The author proceeded to accuse GuySuCo of lying, providing alternative facts putting a spin on the closure by calling it re-engineering. The Corporation is once again disappointed that Dr. Ramsammy has been so casual and almost pedestrian in his analysis of the complex challenges which it faces. His approach explains why the current management of the Corporation had to undertake to do the strategic thinking necessary for redesigning its future viability. The Corporation also takes Dr Ramsammy’s allegation of lying very seriously.
The author refers to the rationalization of the sugar industry as if it is a new approach in Guyana; however, the history of Guyana shows that sugar played a major role since the 17th century, during that period sugar estates were located mostly in the Essequibo area. Sugar plantations were later extended to Demerara in the 18th century. By the early 19th century, there were about 400 sugar plantations but re-engineering of the industry started since the 19th century. By 1829, the sugar plantations had been reduced from approximately 400 to 238; 138 by 1890; 39 by 1922; 18 by 1967; 11 by 1976; by 1978 there was a further reduction to 10. In 1897, there were 62 sugar factories and by 1928 this was reduced to 21 and by 1978, there were 10.
By 2010, there were 4 estates in Berbice – Skeldon, Albion/Port Mourant (Port Mourant Estate was closed in 1955, hence the name, Albion/Port Mourant) and Rose Hall and Blairmont.
In Demerara, on the East Coast, there were 2 estates – Enmore and La Bonne Intention (LBI)/Ogle Estate. In 1987, the factory at the Diamond Estate was closed and the canes from the cultivation were absorbed by Enmore and La Bonne Intention (LBI)/Ogle Estates. The LBI/Ogle factory has since been closed, thus what were Enmore and LBI Estates is now the East Demerara Estate.
On the West Demerara, there were 3 estates., the Leonora Estate which factory closed in 1986, Wales Estate which ended sugar production in 2016; and Uitvlugt Estate, currently in operation.
Therefore, re-engineering of the sugar industry in Guyana started since the 19th century having been influenced and impacted by changing global and regional trends over the years.
2017, therefore is experiencing a continuum of similar trends. A more progressive response by Dr. Ramsammy would be, to objectively examine the challenges facing GuySuCo and its employee.
Additionally, with regard to the allegations made that GuySuCo is carrying out the wishes of the government; is Dr. Ramsammy implying that any Govern-ment that has given GuySuCo $32 billion in 2.5 years, should not expect or seek to influence the future direction of the Corporation to ensure that the Corporation and industry does what is necessary to return to economic and financial viability?
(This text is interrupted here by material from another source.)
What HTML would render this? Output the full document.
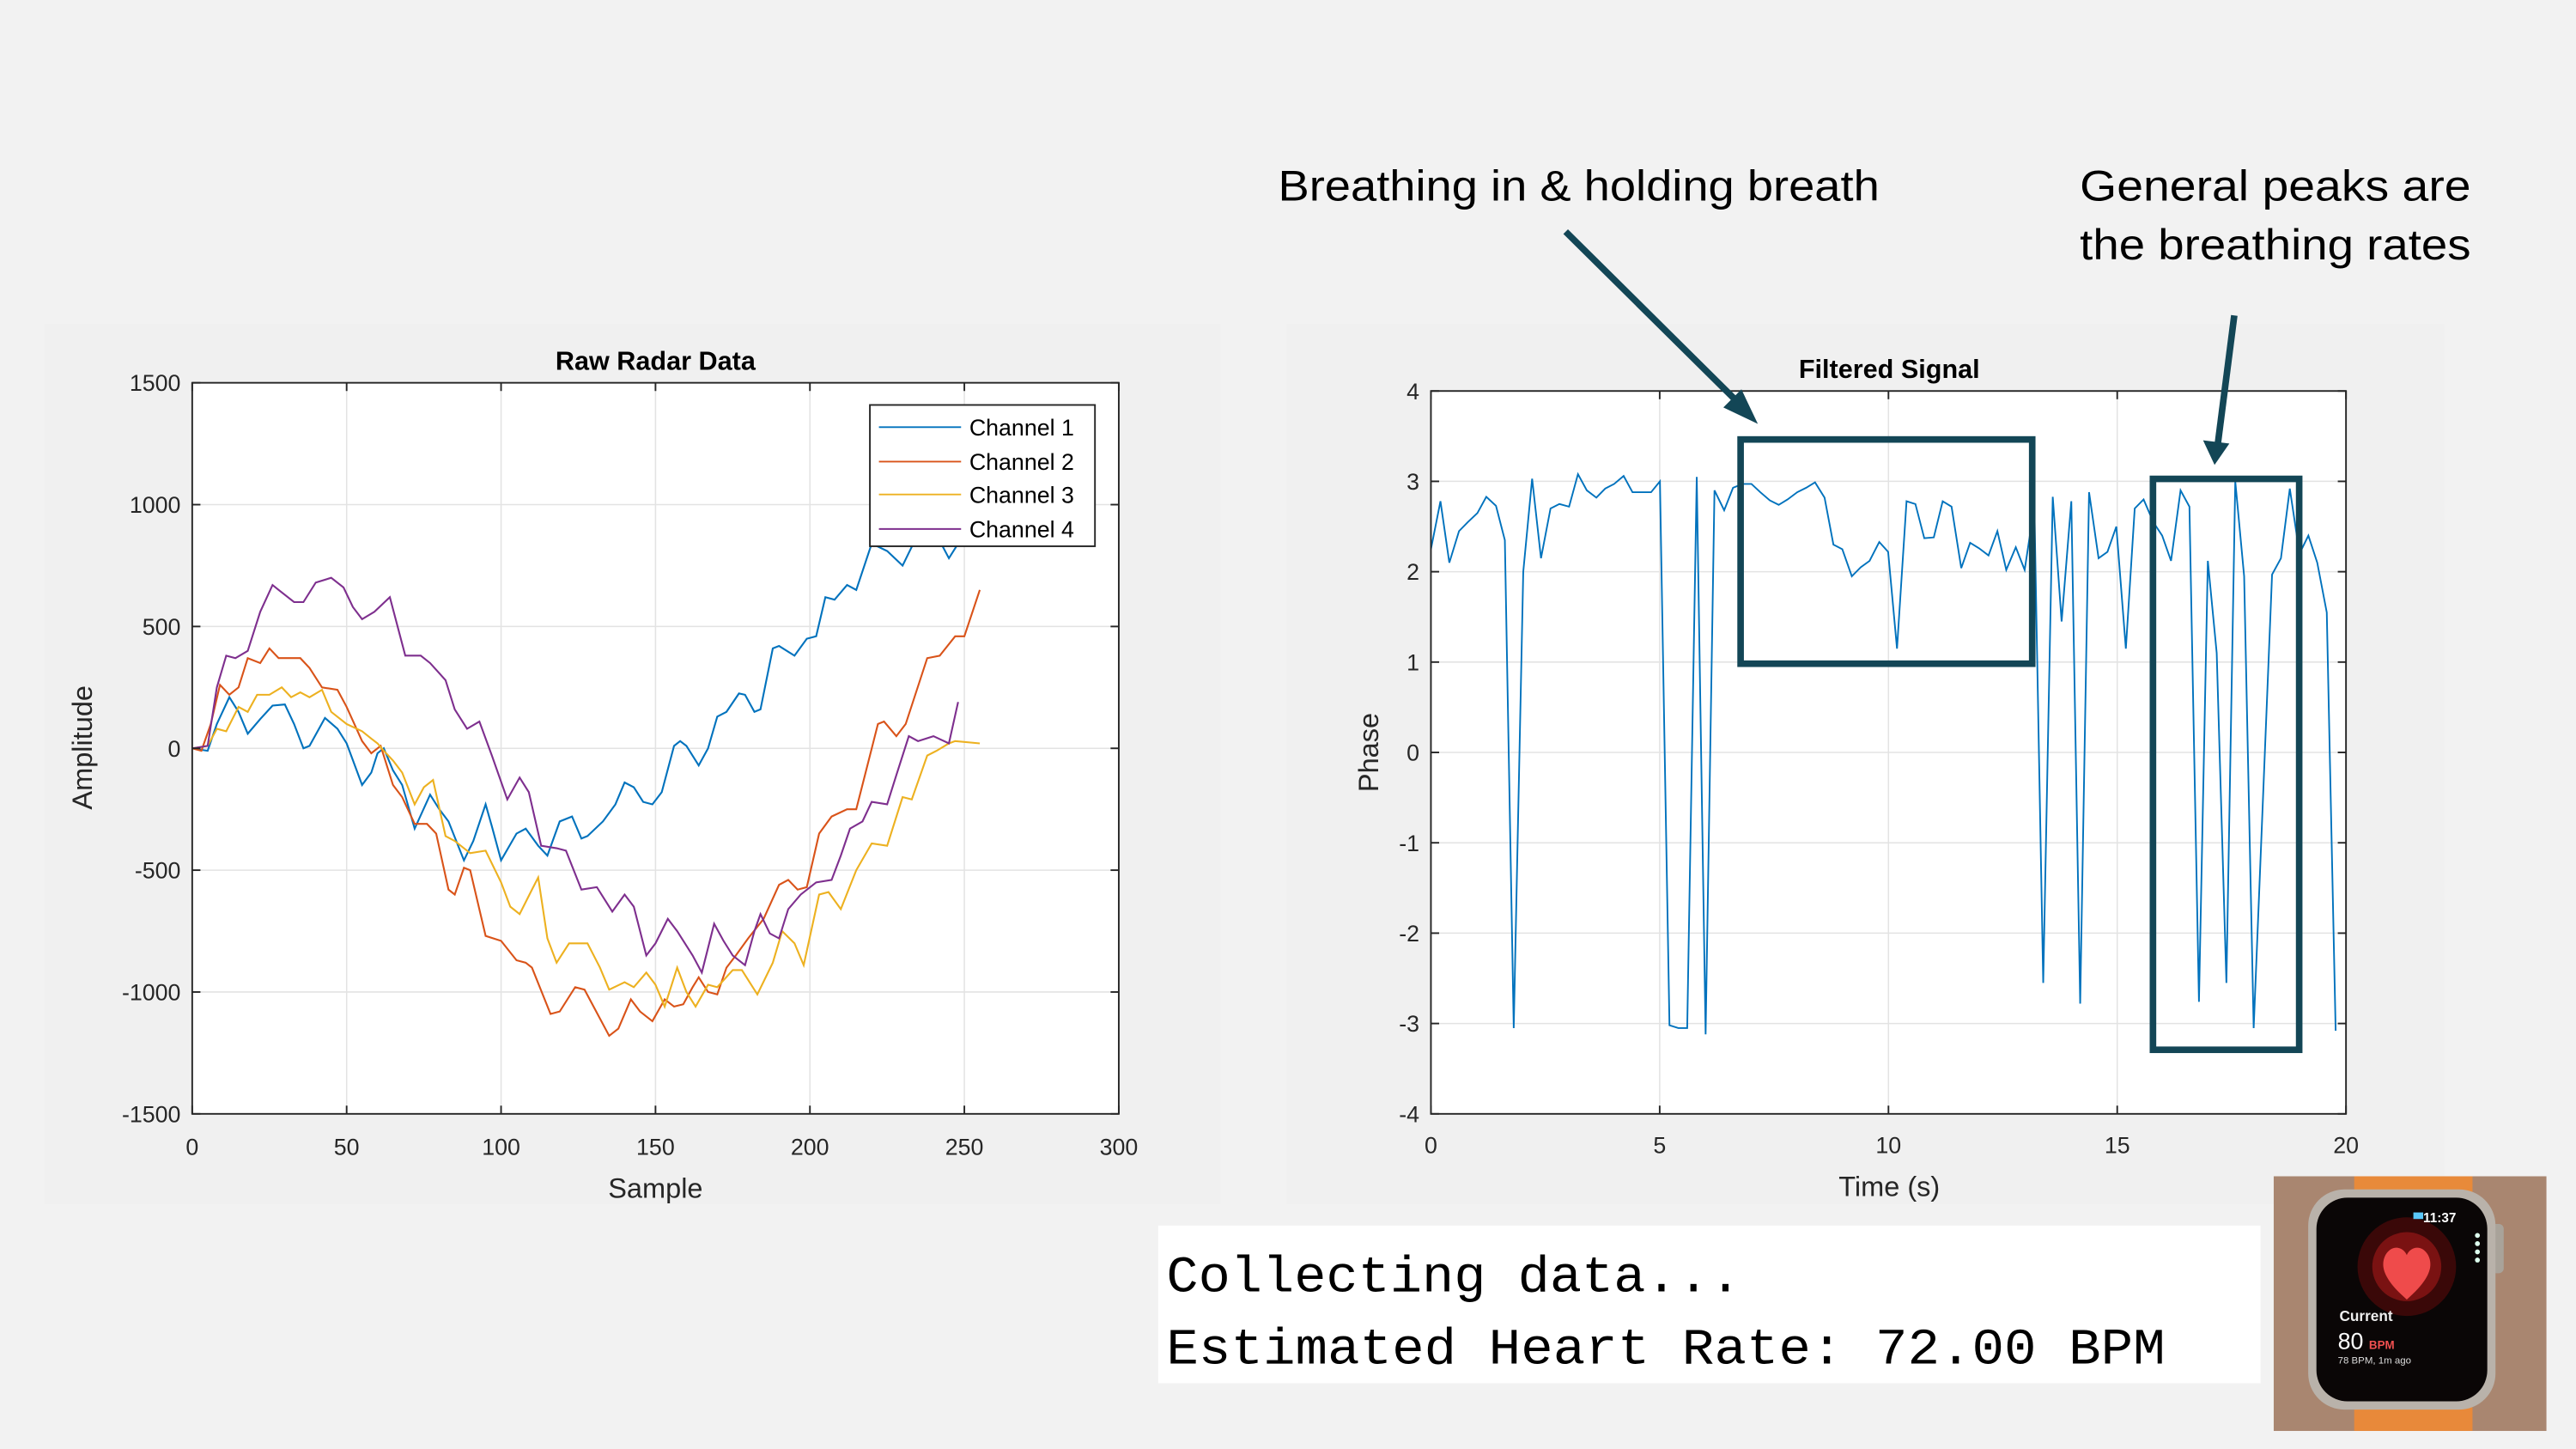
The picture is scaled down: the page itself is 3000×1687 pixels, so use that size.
<!DOCTYPE html>
<html><head><meta charset="utf-8"><style>
html,body{margin:0;padding:0;background:#f2f2f2;}
svg{display:block;}
text{font-family:"Liberation Sans",sans-serif;}
</style></head><body>
<svg id="s" width="3000" height="1687" viewBox="0 0 1568 882" preserveAspectRatio="none" xmlns="http://www.w3.org/2000/svg">
<rect x="0" y="0" width="1568" height="882" fill="#f2f2f2"/>
<rect x="27" y="197" width="716" height="536" fill="#f0f0f0"/>
<rect x="117" y="233" width="564" height="445" fill="#fff"/>
<g id="lgrid" stroke="#e3e3e3" stroke-width="0.8"></g>
<g id="lser" fill="none" stroke-width="1.1"></g>
<rect x="117" y="233" width="564" height="445" fill="none" stroke="#262626" stroke-width="1"/>
<g id="lticks" font-size="14" fill="#262626"></g>
<text x="399" y="225" font-size="16" font-weight="bold" text-anchor="middle" fill="#000">Raw Radar Data</text>
<text x="399" y="729" font-size="17" text-anchor="middle" fill="#262626">Sample</text>
<text transform="translate(56,455) rotate(-90)" font-size="17" text-anchor="middle" fill="#262626">Amplitude</text>
<rect x="529.5" y="246.5" width="137" height="86" fill="#fff" stroke="#262626" stroke-width="1"/>
<g font-size="14" fill="#000">
<line x1="535" y1="260" x2="585" y2="260" stroke="#0072bd"/><text x="590" y="265">Channel 1</text>
<line x1="535" y1="281" x2="585" y2="281" stroke="#d95319"/><text x="590" y="286">Channel 2</text>
<line x1="535" y1="301" x2="585" y2="301" stroke="#edb120"/><text x="590" y="306">Channel 3</text>
<line x1="535" y1="322" x2="585" y2="322" stroke="#7e2f8e"/><text x="590" y="327">Channel 4</text>
</g>
<rect x="783" y="197" width="705" height="536" fill="#f0f0f0"/>
<rect x="871" y="238" width="557" height="440" fill="#fff"/>
<g id="rgrid" stroke="#e3e3e3" stroke-width="0.8"></g>
<polyline id="rser" fill="none" stroke="#0072bd" stroke-width="1"/>
<rect x="871" y="238" width="557" height="440" fill="none" stroke="#262626" stroke-width="1"/>
<g id="rticks" font-size="14" fill="#262626"></g>
<text x="1150" y="230" font-size="16" font-weight="bold" text-anchor="middle" fill="#000">Filtered Signal</text>
<text x="1150" y="728" font-size="17" text-anchor="middle" fill="#262626">Time (s)</text>
<text transform="translate(839,458) rotate(-90)" font-size="17" text-anchor="middle" fill="#262626">Phase</text>
<g stroke="#134656" fill="none" stroke-width="4">
<rect x="1059.5" y="267.5" width="177.5" height="136.5"/>
<rect x="1310.5" y="291.5" width="89" height="347.5"/>
<line x1="953" y1="141" x2="1060" y2="247"/>
<line x1="1360" y1="192" x2="1350" y2="270"/>
</g>
<polygon points="1070,258 1049,248 1060,237" fill="#134656"/>
<polygon points="1348,283 1341,268 1357,270" fill="#134656"/>
<g font-size="26" fill="#000">
<text x="778" y="122" textLength="366" lengthAdjust="spacingAndGlyphs">Breathing in &amp; holding breath</text>
<text x="1266" y="122" textLength="238" lengthAdjust="spacingAndGlyphs">General peaks are</text>
<text x="1266" y="158" textLength="238" lengthAdjust="spacingAndGlyphs">the breathing rates</text>
</g>
<rect x="705" y="746" width="671" height="96" fill="#fff"/>
<g font-size="31" fill="#000">
<text x="710" y="786" textLength="350" lengthAdjust="spacingAndGlyphs" style="font-family:'Liberation Mono',monospace">Collecting data...</text>
<text x="710" y="830" textLength="608" lengthAdjust="spacingAndGlyphs" style="font-family:'Liberation Mono',monospace">Estimated Heart Rate: 72.00 BPM</text>
</g>
<rect x="1384" y="716" width="166" height="155" fill="#a98670"/>
<rect x="1433" y="716" width="72" height="12" fill="#e88a3a"/>
<rect x="1433" y="850" width="72" height="21" fill="#e8893a"/>
<rect x="1515" y="745" width="9" height="30" rx="3" fill="#a9a39a"/>
<rect x="1405" y="724" width="114" height="134" rx="22" fill="#b9b2aa"/>
<rect x="1410" y="729" width="104" height="124" rx="19" fill="#0a0606"/>
<ellipse cx="1465" cy="771" rx="30" ry="30" fill="#3a0808"/>
<ellipse cx="1465" cy="771" rx="21" ry="21" fill="#7a1212"/>
<path d="M1465,791 C1450,778 1449,770 1452,764 C1456,757 1463,759 1465,764 C1467,759 1474,757 1478,764 C1481,770 1480,778 1465,791 Z" fill="#ef4b4b"/>
<text x="1475" y="744" font-size="8" font-weight="bold" fill="#fff">11:37</text>
<rect x="1469" y="738" width="6" height="4" fill="#5ac8fa"/>
<g fill="#dfe"><circle cx="1508" cy="752" r="1.5"/><circle cx="1508" cy="757" r="1.5"/><circle cx="1508" cy="762" r="1.5"/><circle cx="1508" cy="767" r="1.5"/></g>
<text x="1424" y="804" font-size="9" font-weight="bold" fill="#eee">Current</text>
<text x="1423" y="821" font-size="14" fill="#fff">80</text>
<text x="1442" y="821" font-size="7" font-weight="bold" fill="#f05050">BPM</text>
<text x="1423" y="830" font-size="6" fill="#ddd">78 BPM, 1m ago</text>
</svg>
<script>
var NS="http://www.w3.org/2000/svg";
function el(p,t,a,txt){var e=document.createElementNS(NS,t);for(var k in a)e.setAttribute(k,a[k]);if(txt!=null)e.textContent=txt;document.getElementById(p).appendChild(e);return e;}
function lx(v){return 117+v*564/300;} function ly(v){return 233+(1500-v)*445/3000;}
for(var v=0;v<=300;v+=50){el('lgrid','line',{x1:lx(v),y1:233,x2:lx(v),y2:678});el('lticks','text',{x:lx(v),y:703,'text-anchor':'middle'},v);
el('lticks','line',{x1:lx(v),y1:678,x2:lx(v),y2:673,stroke:'#262626'});el('lticks','line',{x1:lx(v),y1:233,x2:lx(v),y2:238,stroke:'#262626'});}
for(var v=-1500;v<=1500;v+=500){el('lgrid','line',{x1:117,y1:ly(v),x2:681,y2:ly(v)});el('lticks','text',{x:110,y:ly(v)+5,'text-anchor':'end'},v);
el('lticks','line',{x1:117,y1:ly(v),x2:122,y2:ly(v),stroke:'#262626'});el('lticks','line',{x1:681,y1:ly(v),x2:676,y2:ly(v),stroke:'#262626'});}
var S=[
["#0072bd",[0,0,5,-10,8,100,12,210,15,150,18,60,22,120,26,175,30,180,33,100,36,0,38,10,43,125,47,80,50,20,55,-150,58,-100,60,-20,62,0,65,-90,68,-150,72,-330,77,-190,80,-250,83,-300,88,-460,91,-380,95,-230,97,-320,100,-460,105,-350,108,-330,112,-400,115,-440,119,-300,123,-280,126,-370,128,-360,133,-300,137,-230,140,-140,143,-160,146,-220,149,-230,152,-180,156,10,158,30,160,10,164,-70,167,0,170,130,173,150,177,225,179,220,182,150,184,160,188,410,190,420,195,380,199,450,202,460,205,620,208,610,212,670,215,650,220,840,225,810,230,750,235,880,240,900,245,780,248,840,255,1000]],
["#d95319",[0,0,3,-10,6,100,9,260,12,220,15,250,18,370,22,350,25,410,28,370,35,370,38,330,42,250,47,240,50,170,55,30,58,-20,61,10,65,-150,68,-200,72,-310,76,-310,79,-350,83,-580,85,-600,88,-490,90,-500,95,-770,100,-790,105,-870,108,-880,110,-900,116,-1090,119,-1080,124,-980,127,-990,135,-1180,138,-1150,142,-1030,145,-1080,149,-1120,153,-1030,156,-1060,159,-1050,162,-980,164,-940,167,-1000,170,-1010,173,-900,176,-850,180,-780,185,-700,190,-560,193,-540,196,-580,199,-570,203,-350,207,-280,212,-250,215,-250,222,100,224,110,228,50,231,100,238,370,242,380,247,460,250,460,255,650]],
["#edb120",[0,0,5,10,8,80,11,70,15,170,18,150,21,220,25,220,29,250,32,210,35,230,38,210,42,240,45,150,50,100,55,70,58,40,60,20,62,-10,65,-50,68,-100,72,-230,75,-160,78,-130,82,-360,85,-380,90,-430,95,-420,100,-550,103,-650,106,-680,110,-580,112,-530,115,-780,118,-880,122,-800,128,-800,132,-900,135,-990,140,-960,143,-980,147,-920,150,-970,153,-1060,157,-900,160,-1000,163,-1060,167,-970,170,-980,175,-910,178,-910,183,-1010,188,-880,191,-750,195,-800,198,-890,203,-600,206,-590,210,-660,215,-500,220,-390,225,-400,230,-200,233,-210,238,-30,241,-10,245,20,247,30,255,20]],
["#7e2f8e",[0,0,5,10,8,250,11,380,14,370,18,400,22,560,26,670,28,650,33,600,36,600,40,680,45,700,49,660,52,580,55,530,59,560,64,620,69,380,74,380,77,350,82,280,85,160,89,80,93,110,97,-30,102,-210,106,-120,109,-180,113,-400,118,-410,121,-420,126,-580,131,-570,136,-670,140,-600,143,-650,147,-850,150,-800,154,-700,157,-750,162,-850,165,-920,169,-720,172,-790,175,-850,179,-890,182,-750,184,-680,187,-760,190,-780,193,-660,197,-600,202,-550,207,-540,210,-440,213,-330,217,-300,220,-220,225,-230,228,-110,232,50,235,30,240,50,245,20,248,190]]];
S.forEach(function(s){var d=s[1],p=[];for(var i=0;i<d.length;i+=2)p.push(lx(d[i]).toFixed(1)+","+ly(d[i+1]).toFixed(1));el('lser','polyline',{points:p.join(' '),stroke:s[0]});});
function rx(v){return 871+v*557/20;} function ry(v){return 238+(4-v)*55;}
for(var v=0;v<=20;v+=5){el('rgrid','line',{x1:rx(v),y1:238,x2:rx(v),y2:678});el('rticks','text',{x:rx(v),y:702,'text-anchor':'middle'},v);
el('rticks','line',{x1:rx(v),y1:678,x2:rx(v),y2:673,stroke:'#262626'});el('rticks','line',{x1:rx(v),y1:238,x2:rx(v),y2:243,stroke:'#262626'});}
for(var v=-4;v<=4;v+=1){el('rgrid','line',{x1:871,y1:ry(v),x2:1428,y2:ry(v)});el('rticks','text',{x:864,y:ry(v)+5,'text-anchor':'end'},v);
el('rticks','line',{x1:871,y1:ry(v),x2:876,y2:ry(v),stroke:'#262626'});el('rticks','line',{x1:1428,y1:ry(v),x2:1423,y2:ry(v),stroke:'#262626'});}
var R=[193,2.25,206,2.78,218,2.1,231,2.45,243,2.55,256,2.65,268,2.83,281,2.73,293,2.35,305,-3.05,318,2.0,330,3.03,342,2.15,355,2.7,367,2.75,380,2.72,392,3.08,404,2.9,417,2.82,429,2.92,441,2.97,454,3.06,466,2.88,478,2.88,491,2.88,503,3.0,516,-3.02,528,-3.05,540,-3.05,553,3.05,565,-3.12,577,2.9,590,2.68,602,2.93,615,2.97,627,2.97,639,2.88,652,2.79,664,2.74,676,2.8,689,2.88,701,2.93,713,2.99,726,2.82,738,2.3,750,2.25,763,1.95,775,2.05,787,2.12,800,2.33,812,2.22,824,1.15,837,2.78,849,2.75,861,2.37,874,2.38,886,2.78,898,2.72,911,2.04,923,2.32,935,2.26,948,2.18,960,2.45,972,2.02,985,2.27,997,2.02,1010,2.73,1022,-2.55,1035,2.83,1047,1.45,1060,2.78,1072,-2.78,1084,2.88,1097,2.15,1109,2.22,1121,2.5,1134,1.15,1146,2.7,1158,2.8,1171,2.55,1183,2.4,1195,2.12,1208,2.9,1220,2.72,1233,-2.76,1245,2.12,1257,1.1,1270,-2.55,1282,3.0,1294,1.95,1307,-3.05,1332,1.97,1344,2.15,1356,2.92,1369,2.2,1381,2.4,1393,2.1,1406,1.55,1418,-3.08];
var p=[];for(var i=0;i<R.length;i+=2){var t=(R[i]-193)/61.95;p.push(rx(t).toFixed(1)+","+ry(R[i+1]).toFixed(1));}
document.getElementById('rser').setAttribute('points',p.join(' '));
</script>
</body></html>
Now that would be irresponsible Dr. Ramsammy would you not agree? Further, is the good doctor suggesting that restructuring the largest Corporation and as the largest employer in Guyana and the Caribbean, this process would not create major shifts?
In concluding, there is nothing trivial about being a part of the management of GuySuCo at this point, efforts are being made to ensure that the widest range of options and opportunities are explored in an attempt to find solutions, save jobs, secure livelihoods and save the industry; and this demands serious and stable minds and a totally different level of consciousness from the one that caused the problem.
The prospects for GuySuCo to contribute positively to strengthening the agriculture sector and the economy as a whole is unlimited, the process, however, would be easier, if the naysayers are to contribute in more creative and innovative ways for the common good.
Once again, we would like to state that ‘GuySuCo is not getting out of sugar!’